Why do politicians need money? Because most of them and I’m talking about those who’ve come from the grassroots, do significant amount of financial transactions even before they are formally enrolled in the game. And once they’re in, the money flows like water and they look at it as redemption amount. For all the headache and heartbreak. For all the good work that went unappreciated when they were not in power.
And it doesn’t stop here. Once in power too, the money spinning abilities are required. Most people who approach the local politician, do so for money. Or for a job. “I need a job, Sahab. I am a seventh standard drop-out and I’m not getting a job anywhere. Even for a peon’s job, we now need BA.”
These huge quasi-Government or quasi-corporate structures of dairies and sugar factories and educational institutes that have been created in Pune or Kolhapur are all ways of making sure that these young people get absorbed into the stream at some point in time. It is easy for Sahab to make a call and set up a job for a seventh standard dropout as a lab-boy or as a driver in one of these quasi-businesses.
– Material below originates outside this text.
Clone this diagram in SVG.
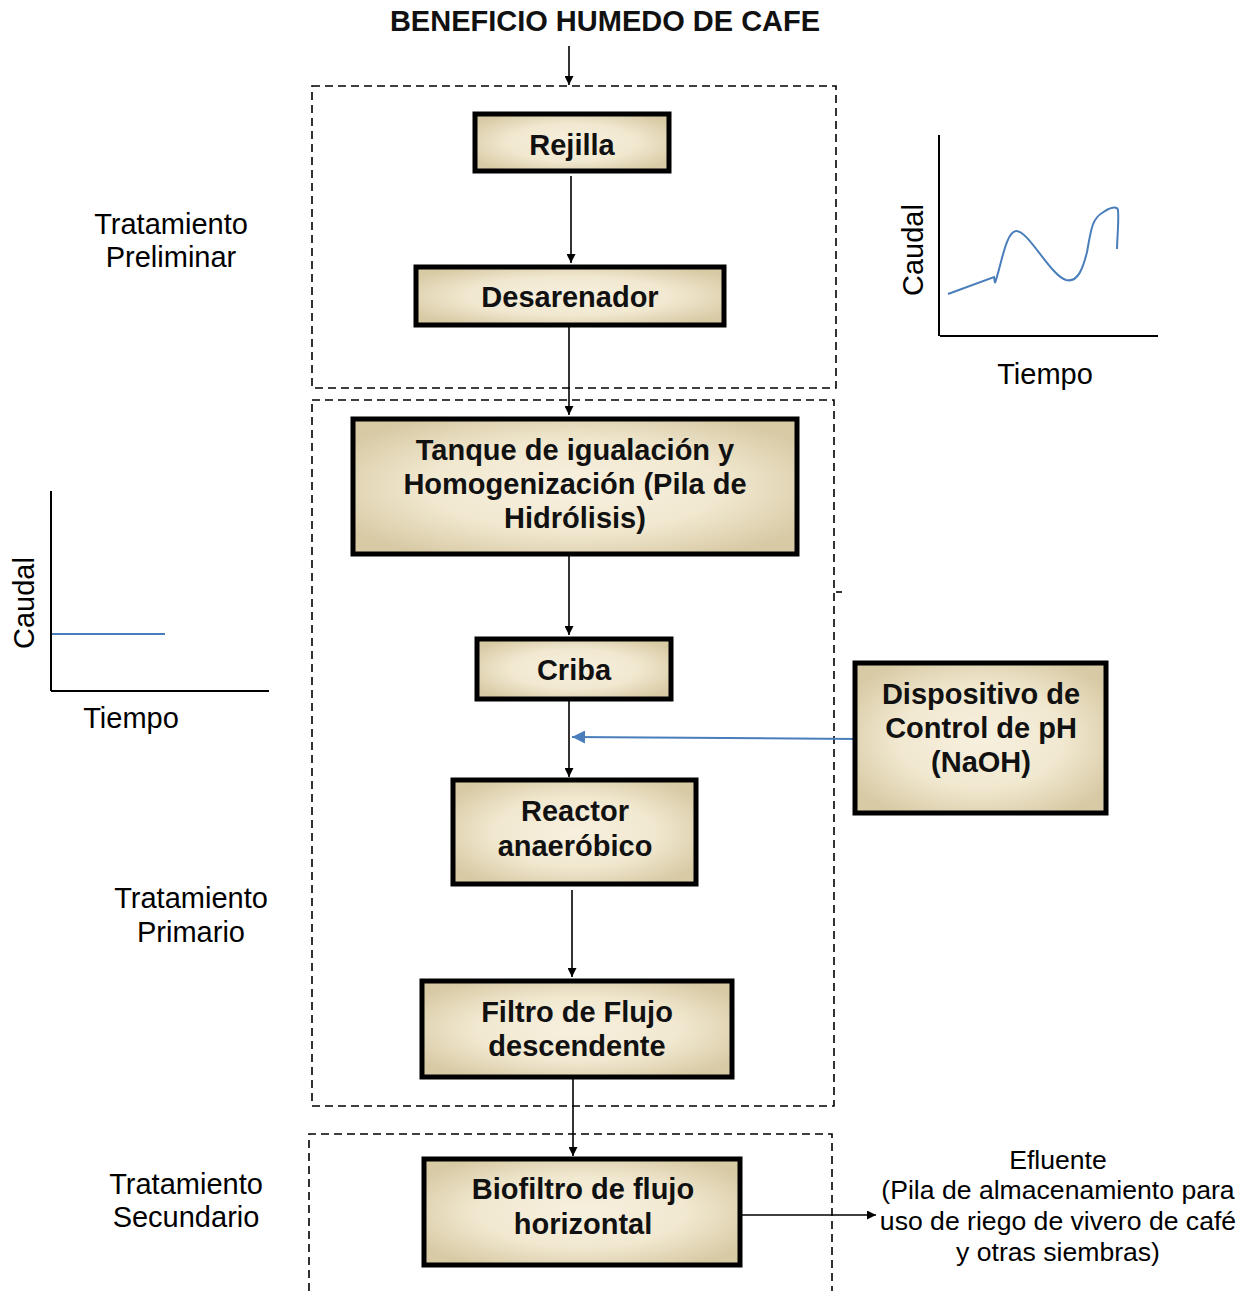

Quasi businesses give the system a much needed boost. They create job opportunities for the youth in the area. They also create a useful facade behind which cash transactions can be easily swept. Most importantly, they create goodwill and votebanks for politicians. It’s self-sustaining.
Now, to create this kind of a quasi structure is tricky and again requires big money. Hence, once in power, you not only need money to clear the transactions you carried out as “investments”, but you also need money to keep gambling for the future.
End of the day, these are unique systems that have been created in India, as a private response to the failure of provision of public goods. It’s very easy for us to say that politicians are corrupt, but frankly till the time that the underlying delivery mechanisms are changed, it would be not only impossible but maybe also unfair to get rid of corruption! Till such a time that bank are not able to fully offer financial inclusion and till such a time that enough private sector jobs are not created across skill-sets, such person or politician driven systems will always thrive in the country.
Don’t get me wrong. I’m not supporting corruption. I am suddenly alive to the fact that it’s a different ball game when watched from the other side.
I thought Salman Khan summed it up extraordinarily well when he claimed to my indignant-about-corruption family, “Hum yahaan ke Robinhood hain, Robinhood Pandey.”